The AI behind Gmail focuses on you. It analyses your writing style, and, with Smart Compose, offers suggestions based on that analyses, making writing emails a lot faster while being true to your style of writing.
Personal content in a similar interface
Those are just a few examples of personalizing content for the individual user. But while the content is personalized, the interface stays the same for every user.
Adaptive interfaces exist. They adapt to different devices. My phone is totally different from my laptop, both in screen size and interface, so an application looks and works differently there.
Interfaces adapt to context too. Apple Carplay looks different from my iPad, although the touchscreen device they both work on is roughly the same. But the context is totally different. In my car my focus should be on the road, so the interface of Apple Carplay is much clearer and the information density is much lower than on my iPad to facilitate a safe driving experience.
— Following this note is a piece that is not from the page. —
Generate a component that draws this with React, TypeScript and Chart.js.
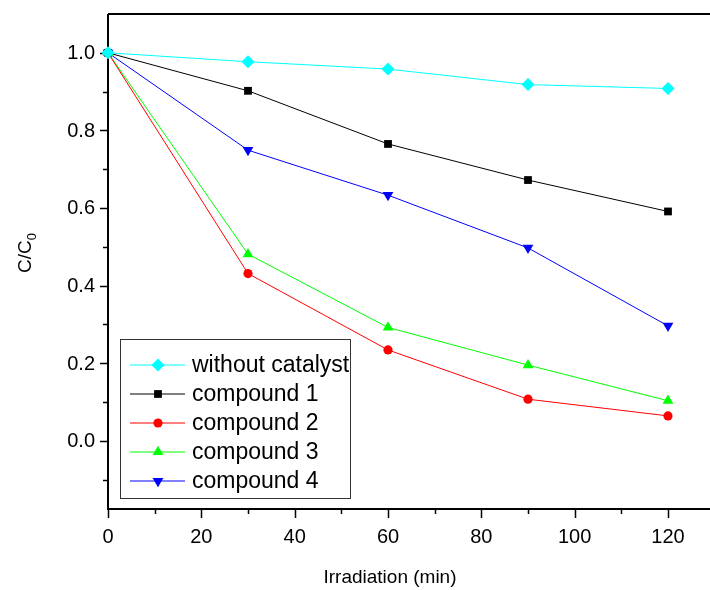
import React, { useEffect, useRef } from "react";
import { Chart, registerables } from "chart.js";
import { drawPoint } from "chart.js/helpers";

Chart.register(...registerables);

// Irradiation time (min)
const times = [0, 30, 60, 90, 120];

// C/C0 for each sample
const withoutCatalyst = [1.0, 0.977, 0.958, 0.918, 0.908];
const compound1 = [1.0, 0.902, 0.765, 0.672, 0.591];
const compound2 = [1.0, 0.431, 0.234, 0.107, 0.064];
const compound3 = [1.0, 0.481, 0.292, 0.195, 0.103];
const compound4 = [1.0, 0.749, 0.633, 0.497, 0.296];

const seriesNames = ["without catalyst", "compound 1", "compound 2", "compound 3", "compound 4"];
const seriesValues = [withoutCatalyst, compound1, compound2, compound3, compound4];

const xTicks = [0, 20, 40, 60, 80, 100, 120];
const xMinorTicks = [10, 30, 50, 70, 90, 110];
const yTicks = [0.0, 0.2, 0.4, 0.6, 0.8, 1.0];
const yMinorTicks = [-0.1, 0.1, 0.3, 0.5, 0.7, 0.9];

const FONT = "'Liberation Sans', Arial, Helvetica, sans-serif";

const styles = [
  { color: "#00FFFF", pointStyle: "rectRot", radius: 6.5, rotation: 0 },
  { color: "#000000", pointStyle: "rect", radius: 5.5, rotation: 0 },
  { color: "#FF0000", pointStyle: "circle", radius: 4.6, rotation: 0 },
  { color: "#00FF00", pointStyle: "triangle", radius: 6.2, rotation: 0 },
  { color: "#0000FF", pointStyle: "triangle", radius: 6.2, rotation: 180 },
];

const axesPlugin = {
  id: "originAxes",
  beforeDatasetsDraw(chart: any) {
    const { ctx, chartArea, scales } = chart;
    const xs = scales.x;
    const ys = scales.y;
    const { left, right, top, bottom } = chartArea;
    ctx.save();
    ctx.strokeStyle = "#000";
    ctx.lineWidth = 2;
    ctx.beginPath();
    ctx.moveTo(left, top);
    ctx.lineTo(right, top);
    ctx.moveTo(left, top);
    ctx.lineTo(left, bottom);
    ctx.moveTo(left - 1, bottom);
    ctx.lineTo(right, bottom);
    ctx.stroke();

    // ticks
    ctx.lineWidth = 1.5;
    ctx.beginPath();
    xTicks.forEach((v) => {
      const px = Math.round(xs.getPixelForValue(v)) + 0.5;
      ctx.moveTo(px, bottom);
      ctx.lineTo(px, bottom + 9);
    });
    xMinorTicks.forEach((v) => {
      const px = Math.round(xs.getPixelForValue(v)) + 0.5;
      ctx.moveTo(px, bottom);
      ctx.lineTo(px, bottom + 5);
    });
    yTicks.forEach((v) => {
      const py = Math.round(ys.getPixelForValue(v)) + 0.5;
      ctx.moveTo(left, py);
      ctx.lineTo(left - 8, py);
    });
    yMinorTicks.forEach((v) => {
      const py = Math.round(ys.getPixelForValue(v)) + 0.5;
      ctx.moveTo(left, py);
      ctx.lineTo(left - 5, py);
    });
    ctx.stroke();

    // tick labels
    ctx.fillStyle = "#000";
    ctx.font = `20px ${FONT}`;
    ctx.textAlign = "center";
    ctx.textBaseline = "middle";
    xTicks.forEach((v) => {
      ctx.fillText(String(v), xs.getPixelForValue(v), bottom + 28);
    });
    ctx.textAlign = "right";
    yTicks.forEach((v) => {
      ctx.fillText(v.toFixed(1), left - 13, ys.getPixelForValue(v) + 1);
    });

    // axis titles
    ctx.font = `19px ${FONT}`;
    ctx.textAlign = "center";
    ctx.fillText("Irradiation (min)", 390, 578);

    ctx.translate(26, 253);
    ctx.rotate(-Math.PI / 2);
    ctx.font = `19px ${FONT}`;
    const main = "C/C";
    const wMain = ctx.measureText(main).width;
    ctx.font = `13px ${FONT}`;
    const wSub = ctx.measureText("0").width;
    const start = -(wMain + wSub) / 2;
    ctx.textAlign = "left";
    ctx.font = `19px ${FONT}`;
    ctx.fillText(main, start, 0);
    ctx.font = `13px ${FONT}`;
    ctx.fillText("0", start + wMain, 6);
    ctx.restore();
  },
  afterDraw(chart: any) {
    const { ctx } = chart;
    ctx.save();
    const boxL = 120.5;
    const boxT = 339.5;
    const boxW = 230;
    const boxH = 159;
    ctx.fillStyle = "#fff";
    ctx.fillRect(boxL, boxT, boxW, boxH);
    ctx.strokeStyle = "#333";
    ctx.lineWidth = 1;
    ctx.strokeRect(boxL, boxT, boxW, boxH);
    ctx.font = `23px ${FONT}`;
    ctx.textAlign = "left";
    ctx.textBaseline = "middle";
    seriesNames.forEach((name, i) => {
      const s = styles[i];
      const y = 365 + i * 29;
      ctx.strokeStyle = s.color;
      ctx.lineWidth = 1;
      ctx.beginPath();
      ctx.moveTo(130, y);
      ctx.lineTo(185, y);
      ctx.stroke();
      ctx.fillStyle = s.color;
      drawPoint(
        ctx,
        { pointStyle: s.pointStyle, radius: s.radius, rotation: s.rotation, borderWidth: 0 } as any,
        158,
        y
      );
      ctx.fillStyle = "#000";
      ctx.fillText(name, 192, y + 1);
    });
    ctx.restore();
  },
};

export default function App() {
  const canvasRef = useRef<HTMLCanvasElement | null>(null);

  useEffect(() => {
    document.body.style.margin = "0";
    document.body.style.overflow = "hidden";
    const canvas = canvasRef.current;
    if (!canvas) return;
    const chart = new Chart(canvas, {
      type: "line",
      data: {
        datasets: seriesNames.map((name, i) => ({
          label: name,
          data: times.map((t, j) => ({ x: t, y: seriesValues[i][j] })),
          borderColor: styles[i].color,
          backgroundColor: styles[i].color,
          borderWidth: 1,
          pointStyle: styles[i].pointStyle as any,
          pointRadius: styles[i].radius,
          pointRotation: styles[i].rotation,
          pointBorderWidth: 0,
          pointBackgroundColor: styles[i].color,
          tension: 0,
          clip: false as any,
        })),
      },
      options: {
        animation: false,
        responsive: false,
        devicePixelRatio: 1,
        layout: { autoPadding: false, padding: { left: 108, top: 14, right: 0, bottom: 81 } },
        plugins: {
          legend: { display: false },
          tooltip: { enabled: false },
        },
        scales: {
          x: { type: "linear", min: 0, max: 129, display: false },
          y: { type: "linear", min: -0.176, max: 1.1, display: false },
        },
      },
      plugins: [axesPlugin],
    });
    return () => chart.destroy();
  }, []);

  return (
    <canvas
      ref={canvasRef}
      width={710}
      height={590}
      style={{ display: "block", width: 710, height: 590 }}
    />
  );
}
Adaptive interfaces; Apple Carplay looks different from my iPad, although the touchscreen device they both work on is roughly the same (Images by Apple)
An interface for you
Material You now takes the next step in the interface design journey. By combining personalization and adaptive interfaces, Google creates the first glimpse of an interface that adapts to you.
Where will this next step take us? Starting with the color palette, interfaces will become less and less uniform. Less and less fixed. Everything will start to get fluid. Designed to adapt the user’s needs and context.
Applications will track the way users use it and adapt their interface to best enable that use. You use your device to read a lot? Then you’re probably a textual person. Based on this, an app might display more information that is copy dense. You only spend short amounts of time in an app? Let’s use graphs to provide you with a quick overview.
The frontline of the revolution
Material You color algorithm (Image by Google)
Interface designers will be in the frontline of this revolution. People like me and you. We won’t define a single look for anything anymore. Instead, we will define which variations are allowed. Instead of thinking in yes or no, we need to learn to think in minimum and maximum terms. Instead of picking colors, we will define an algorithm that picks colours that match the preferences of the user. And still look good together. Interface designs will be a complex set of rules that have to work in every possible combination.
We’ll be entering a new world. A world where algorithms will be designing. And we will be designing those algorithms.